Iodine-131 is one of the many radioactive isotopes resulting from nuclear bomb explosions. How long would it take for 99% of the iodine-131 produced a nuclear explosion to disappear? The half-life of iodine-131 is 8.02 days.
A) 53.3 days
B) 80.2 days
C) 40.7 days
D) 802 days
The correct answer and explanation is :
To determine how long it would take for 99% of iodine-131 to disappear, we use the concept of radioactive decay, specifically the half-life formula:
$$
N(t) = N_0 \times \left(\frac{1}{2}\right)^{\frac{t}{T_{1/2}}}
$$
Where:
- $N(t)$ is the amount of iodine-131 remaining after time $t$.
- $N_0$ is the initial amount of iodine-131.
- $T_{1/2}$ is the half-life of iodine-131 (8.02 days).
- $t$ is the time elapsed.
Since we’re looking for the time when 99% of iodine-131 has disappeared, this means that only 1% of the iodine-131 remains. Thus, $N(t) = 0.01 \times N_0$.
Step 1: Set up the equation
$$
0.01 \times N_0 = N_0 \times \left(\frac{1}{2}\right)^{\frac{t}{8.02}}
$$
Step 2: Simplify the equation
Cancel out $N_0$ from both sides (assuming $N_0 \neq 0$):
$$
0.01 = \left(\frac{1}{2}\right)^{\frac{t}{8.02}}
$$
Step 3: Take the natural logarithm of both sides
$$
\ln(0.01) = \frac{t}{8.02} \times \ln\left(\frac{1}{2}\right)
$$
Using the fact that $\ln(0.01) \approx -4.605$ and $\ln\left(\frac{1}{2}\right) \approx -0.693$, we get:
$$
-4.605 = \frac{t}{8.02} \times (-0.693)
$$
Step 4: Solve for $t$
$$
t = \frac{-4.605}{-0.693} \times 8.02 \approx 53.3 \text{ days}
$$
Conclusion:
The time it would take for 99% of iodine-131 to disappear is 53.3 days, which corresponds to option A.

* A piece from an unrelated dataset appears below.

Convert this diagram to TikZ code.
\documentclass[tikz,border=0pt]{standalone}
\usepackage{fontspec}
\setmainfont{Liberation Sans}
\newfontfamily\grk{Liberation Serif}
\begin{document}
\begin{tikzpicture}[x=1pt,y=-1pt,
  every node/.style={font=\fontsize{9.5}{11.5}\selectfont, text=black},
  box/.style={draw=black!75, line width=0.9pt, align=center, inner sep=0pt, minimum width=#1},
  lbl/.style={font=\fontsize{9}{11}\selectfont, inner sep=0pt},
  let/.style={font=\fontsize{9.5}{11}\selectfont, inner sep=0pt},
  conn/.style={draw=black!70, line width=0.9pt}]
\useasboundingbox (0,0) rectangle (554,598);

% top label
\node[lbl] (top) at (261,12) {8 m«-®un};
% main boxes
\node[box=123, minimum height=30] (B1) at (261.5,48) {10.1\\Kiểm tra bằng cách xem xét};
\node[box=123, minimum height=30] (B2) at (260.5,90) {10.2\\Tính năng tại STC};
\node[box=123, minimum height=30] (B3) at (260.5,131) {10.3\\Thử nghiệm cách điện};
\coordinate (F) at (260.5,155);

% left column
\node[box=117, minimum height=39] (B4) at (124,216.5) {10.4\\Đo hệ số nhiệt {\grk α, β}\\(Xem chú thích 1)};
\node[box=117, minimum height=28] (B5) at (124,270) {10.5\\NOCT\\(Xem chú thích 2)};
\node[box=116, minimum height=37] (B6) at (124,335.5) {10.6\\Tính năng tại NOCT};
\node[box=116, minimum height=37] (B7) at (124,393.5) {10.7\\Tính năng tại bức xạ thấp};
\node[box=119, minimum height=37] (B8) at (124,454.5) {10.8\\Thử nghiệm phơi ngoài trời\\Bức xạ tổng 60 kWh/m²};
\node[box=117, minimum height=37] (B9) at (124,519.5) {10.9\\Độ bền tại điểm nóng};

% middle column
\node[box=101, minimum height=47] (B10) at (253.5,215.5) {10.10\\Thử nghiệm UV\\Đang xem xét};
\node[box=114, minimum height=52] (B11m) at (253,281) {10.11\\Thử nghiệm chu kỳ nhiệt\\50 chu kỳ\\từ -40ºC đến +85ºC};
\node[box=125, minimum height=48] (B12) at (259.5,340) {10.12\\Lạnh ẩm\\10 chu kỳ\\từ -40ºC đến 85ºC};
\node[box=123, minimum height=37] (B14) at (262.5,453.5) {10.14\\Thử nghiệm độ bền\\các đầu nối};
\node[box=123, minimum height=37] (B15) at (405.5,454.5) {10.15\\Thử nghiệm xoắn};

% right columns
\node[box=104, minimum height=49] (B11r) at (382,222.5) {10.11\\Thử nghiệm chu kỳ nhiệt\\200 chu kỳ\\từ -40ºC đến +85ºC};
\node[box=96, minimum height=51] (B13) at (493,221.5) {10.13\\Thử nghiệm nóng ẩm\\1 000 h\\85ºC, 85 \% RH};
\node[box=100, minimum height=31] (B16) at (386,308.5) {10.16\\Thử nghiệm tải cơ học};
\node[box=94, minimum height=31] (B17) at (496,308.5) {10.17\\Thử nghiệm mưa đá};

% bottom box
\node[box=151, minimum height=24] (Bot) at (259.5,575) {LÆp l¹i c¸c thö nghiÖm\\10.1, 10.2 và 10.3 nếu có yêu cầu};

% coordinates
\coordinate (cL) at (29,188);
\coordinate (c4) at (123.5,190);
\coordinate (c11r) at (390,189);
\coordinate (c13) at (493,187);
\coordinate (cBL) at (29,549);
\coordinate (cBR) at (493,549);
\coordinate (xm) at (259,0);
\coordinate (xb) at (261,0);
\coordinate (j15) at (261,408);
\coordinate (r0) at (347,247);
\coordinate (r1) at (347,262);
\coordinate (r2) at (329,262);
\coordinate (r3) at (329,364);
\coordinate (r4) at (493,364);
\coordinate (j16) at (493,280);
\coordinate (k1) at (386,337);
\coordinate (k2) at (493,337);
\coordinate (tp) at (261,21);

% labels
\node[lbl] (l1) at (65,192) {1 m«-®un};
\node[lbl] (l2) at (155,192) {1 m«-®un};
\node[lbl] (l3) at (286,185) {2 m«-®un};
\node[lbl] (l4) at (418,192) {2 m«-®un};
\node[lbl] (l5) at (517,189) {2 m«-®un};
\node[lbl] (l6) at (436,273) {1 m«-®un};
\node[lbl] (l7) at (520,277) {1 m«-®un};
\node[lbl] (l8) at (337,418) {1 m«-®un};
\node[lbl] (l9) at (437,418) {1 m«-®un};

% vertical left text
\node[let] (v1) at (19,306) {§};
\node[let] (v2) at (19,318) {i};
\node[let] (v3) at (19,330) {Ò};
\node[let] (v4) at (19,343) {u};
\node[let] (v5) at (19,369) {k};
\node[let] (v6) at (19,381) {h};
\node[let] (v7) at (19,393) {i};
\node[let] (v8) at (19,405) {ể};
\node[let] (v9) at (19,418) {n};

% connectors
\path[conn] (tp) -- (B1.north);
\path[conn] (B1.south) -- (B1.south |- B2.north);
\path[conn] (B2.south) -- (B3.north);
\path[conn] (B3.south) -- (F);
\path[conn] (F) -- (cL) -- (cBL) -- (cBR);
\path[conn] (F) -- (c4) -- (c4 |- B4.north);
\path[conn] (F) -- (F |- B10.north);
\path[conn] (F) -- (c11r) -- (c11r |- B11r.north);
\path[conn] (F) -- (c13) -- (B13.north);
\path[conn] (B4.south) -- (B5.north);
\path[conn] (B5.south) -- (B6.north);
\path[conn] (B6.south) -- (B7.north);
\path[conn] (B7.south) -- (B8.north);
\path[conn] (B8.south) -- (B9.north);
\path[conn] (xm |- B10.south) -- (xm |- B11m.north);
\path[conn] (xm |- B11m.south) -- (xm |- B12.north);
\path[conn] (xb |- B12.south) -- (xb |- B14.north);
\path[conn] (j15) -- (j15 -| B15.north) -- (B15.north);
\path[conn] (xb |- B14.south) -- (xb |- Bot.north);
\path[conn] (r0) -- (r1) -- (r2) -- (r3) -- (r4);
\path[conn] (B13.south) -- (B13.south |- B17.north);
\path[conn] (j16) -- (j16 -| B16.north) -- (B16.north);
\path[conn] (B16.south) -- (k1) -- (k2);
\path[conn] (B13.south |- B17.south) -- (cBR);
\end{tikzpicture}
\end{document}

The reason this works is because each half-life represents the time it takes for half of the radioactive substance to decay. To achieve a 99% reduction, we calculate how many half-lives are necessary for the remaining substance to be 1% of the original amount. This approach uses the natural logarithm to solve the equation for time, reflecting how radioactive decay follows an exponential pattern.